The 27th remains a reasonably significant day of the month for my family. In April, the date marks my birthday, in November, my Dad’s, and in May, my Dad’s Dad: Grandpa, or ‘Pa’ as he was known.
Today, Pa would have been ninety nine years old.
After me, my younger brother’s due date as a baby was also the 27th, of January, however he stayed in for some extra days of peace and quiet, emerging on 1st February.
Not content with being born on what had become a special date, the story goes that I began life immediately setting my parents’ nerves on end, the umbilical cord attaching itself, python-like, around my neck during delivery. No sooner had I gulped my first mouthfuls of hospital air, than I was rushed to an emergency ward for “checks”.
It is likely that no first born arrives without causing some degree of anxiety to the border-line hysterical state in which new parents default to living their inaugural days, responsible as they are for a brand new human being.
From what I recall, almost six years ago, the key principles after Florence’s birth were to ensure her regular consumption of milk, that she slept, and that I didn’t squash her elbows too hard in the wrong direction as I wrestled on a tight-fitting top (Flo was 2 week’s late arriving, 10lbs in weight, and I think the ‘0-3 month old’ sets of clothes she’d been given by the barrel load were used only in her first week).
Just last month, friends here in Saigon, the mother a doctor, arrived home from the hospital with their bundle of joy, No. 2. “How did it go?” I asked the Dad in the lobby of our apartment building, “All fine,” came the initial reply, “although there were the usual couple of ‘interesting’ moments,” he dropped in casually. It transpired that their mid-wife, upon holding up the baby girl for the first time, instantly queried the fact that the due date was likely out by four weeks. The wee infant being, as the old term goes, a tad under-cooked.
In 2014, the next steps in such a situation are two nights in hospital and then home. In other words, not serious.

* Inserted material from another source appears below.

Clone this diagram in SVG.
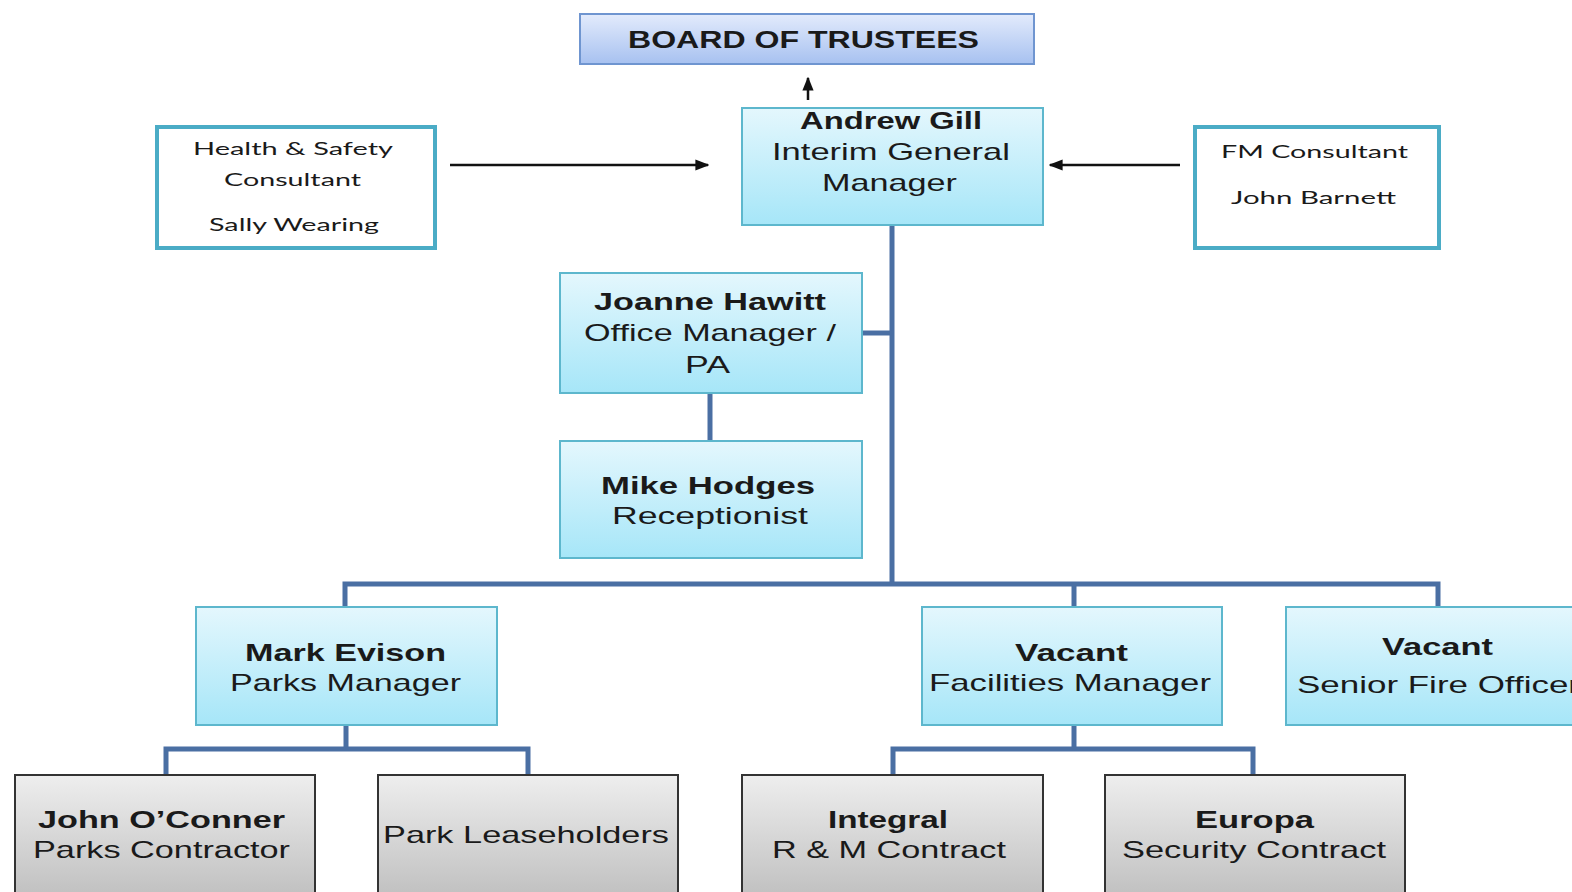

Upon hearing my neighbour’s story, I tried to work out on the spot what percentage of a full nine months of carrying a baby it is that four weeks amounts to, at the same time as wanting to question to what degree a doctor herself might have made her own calculations upfront about due dates, however in the nano second I had to pull off a suitable reply I opted instead for a half-laugh and a half make-a-serious-face, spluttering a noise rather than any actual words, and subsequently falling easily into a more comfortable exchange about the pitfalls of living in Vietnam – the Dad’s summary statement (polished now after much over use) of “apparently that happens here a lot” calling an end to our encounter, as I made a dash for it out of the elevator.
Birthdays conjure up memories, and also reinforce the two concrete things that we know will happen to us at the beginning and end of our lives.
As I don’t believe in the after-life, then the pressing certainty of death, followed by eternity, offers up an incentive (when I choose to think it through in moments when I like to imagine myself as someone far cleverer and more eloquent than I am 99% of the rest of the time) to cherish the encounters I have with others: be they encounters over which I have control (making dinner with my children) or those which stand as moments of sheer unfathomable randomness, stacked as they are as odds against which all the bookmakers in the world, together, would not be able to bet.
These ‘moments’ – and what they teach or make us or others feel – can be truly authentic. We can “be” in these moments, authentically, emotionally, and our being in them need not be dictated by our ability to earn money, nor our talent to spend it. For such transaction based things, whilst of importance, can only ever be a veneer to the real substance – the “what makes us tick?” piece – of every one of us.
My youngest, Martha, was three years old last Friday – the 23rd – her cousin, Jenson, the day before celebrating his 8th birthday. In these formative childhood years, it is the receiving of presents, the eating of cakes, and the joy felt at having your friends come to your birthday party, which subsumes the special moments that make up your very special day. I can still recall my Mum making me a Kermit the Frog birthday cake when I was a child. His ‘arms’ held up by little sticks, and a red and pink iced tongue sparking delight amongst those gathered round to blow out the candles.
Perhaps, as a non-believer, the best I can do is recall moments with my Grandpa – an ‘after-life’ as such – so that one day my daughters might pause and stare back through these words, into a world generations before them, where their Great-Grandparents enlisted in the Second World War, lived on Moss Lane, in Pinner, Middlesex, with their two curly grey and white haired dogs, their walks to the local park and pond, feeding the ducks, and where, sometimes, their Daddy and their Uncle stayed the night, watching Match of the Day or episodes of The Pink Panther cartoon, rolling around on their Grandparent’s bed in the morning, playing “shops”, and watching with curiosity as Pa sat back in his armchair, smiling, and lighting up his pipe.